Monday, July 22, 2019

sabr - Why do prices/volatilitie differ from those prediced by models, if the models are used for pricing?


I am wondering how traders come up with prices that are not perfectly explained by the models common for the respective products they are trading. If they use a pricing library, this library should present them a price which is consistent with the model. This would mean market prices should be matched by the most common model quite well.


For example, I am studying the SABR model, which to my understanding is a common model for interest rate swaptions. But the best fit of the model to the market data is not extremely good. Where are these prices coming from; in other words: how did the traders come up with these implied volatilities?


Example from the paper Managing Smile Risk by Hagan et al.: enter image description here The implied volatilities in the market don't look like there could be a common model that explains (interpolates) them all perfectly. How did those prices come to be?



Answer



The simplest answer is that prices are not derived from the models. Prices are a result of trading in the market and express the sum of the information and opinions of all market participants at the time.



Despite what many academics would like you to believe, markets participants are not always perfectly rational and not always 100% motivated by the maximum utility of their money. There are many human decisions that drive market choices.


Sometimes a trader has to pay the bills (or go on vacation, or put Jimmy through school, or quickly max out your IRA contribution, whatever..) In aggregate, we can assume market efficiency is somewhat true, but even then there is a big gap between the models and reality.


The better way to think about any model is that it is a way to describe what the market price represents by wrapping it in a mathematical framework. The nice thing is that if the model is any good it allows you to understand some specific things about what the market believes (in aggregate) based on the price of the asset.

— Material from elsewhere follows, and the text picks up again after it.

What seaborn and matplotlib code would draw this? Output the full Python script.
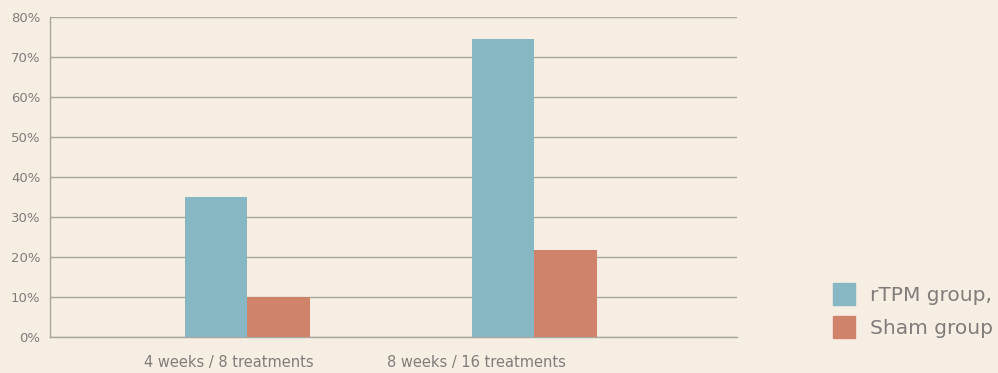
import matplotlib
matplotlib.use("Agg")
import matplotlib.pyplot as plt
import matplotlib.transforms as mtransforms
import seaborn as sns
import pandas as pd

# values
periods = ["4 weeks / 8 treatments", "8 weeks / 16 treatments"]
groups = ["rTPM group,", "Sham group"]
rtpm = [35, 74.5]
sham = [10, 21.8]

df = pd.DataFrame({
    "period": periods * 2,
    "group": [groups[0]] * 2 + [groups[1]] * 2,
    "value": rtpm + sham,
})

bg = "#F6EEE2"
grid = "#A9A59F"
text = "#7F7C7A"
palette = {groups[0]: "#87B7C2", groups[1]: "#CF836A"}

sns.set_theme(style="white")
plt.rcParams["font.family"] = ["DejaVu Sans"]

fig = plt.figure(figsize=(9.98, 3.73), dpi=100, facecolor=bg)
ax = fig.add_axes([0.0501, 0.0965, 0.6884, 0.858], facecolor=bg)

sns.barplot(data=df, x="period", y="value", hue="group", palette=palette,
            width=0.435, saturation=1, linewidth=0, ax=ax, legend=False, zorder=3)

ax.set_ylim(0, 80)
ax.set_xlim(-0.688, 1.706)
ax.set_yticks(range(0, 81, 10))
ax.set_yticklabels([f"{v}%" for v in range(0, 81, 10)])
ax.yaxis.grid(True, color=grid, linewidth=1.0, zorder=0)
ax.set_axisbelow(True)
ax.set_xlabel("")
ax.set_ylabel("")

for side in ["top", "right"]:
    ax.spines[side].set_visible(False)
for side in ["left", "bottom"]:
    ax.spines[side].set_color(grid)
    ax.spines[side].set_linewidth(1.0)

ax.tick_params(axis="y", length=0, pad=7, labelsize=9.5, labelcolor=text)
ax.tick_params(axis="x", length=0, pad=13, labelsize=10.5, labelcolor=text)

# x labels in the reference sit left of the bar groups
shifts = [-18.5, -57.5]
for lab, dx in zip(ax.get_xticklabels(), shifts):
    lab.set_transform(lab.get_transform() +
                      mtransforms.ScaledTranslation(dx / 100, 0, fig.dpi_scale_trans))

handles = [plt.Rectangle((0, 0), 1, 1, color=palette[g]) for g in groups]
leg = fig.legend(handles, groups, loc="center left", bbox_to_anchor=(0.835, 0.168),
                 frameon=False, fontsize=14.5, handlelength=1.1, handleheight=1.3,
                 handletextpad=0.7, labelspacing=0.55, labelcolor=text,
                 borderpad=0, borderaxespad=0)

fig.savefig("out.png", dpi=100, facecolor=bg)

A good example is interpreting the future price volatility implied by an asset's option price. By using an option pricing model we are able to calculate the Implied Volatility based on market prices created by people trading in the market. This is literally using a model to infer the range of probable price movement of an asset based on the price of the option contract.


Once you are comfortable that the model is a good representation of the pricing mechanism, you can also use the model to do what-if analysis of the pricing based on your assumptions of what will happen. This allows you to engineer trades to perform specific functions in your portfolio, such as hedges or balancing risks.


It is a serious mistake to believe that market prices are a result of the model. Check out Long Term Capital Management for an example of what can happen when you make that mistake.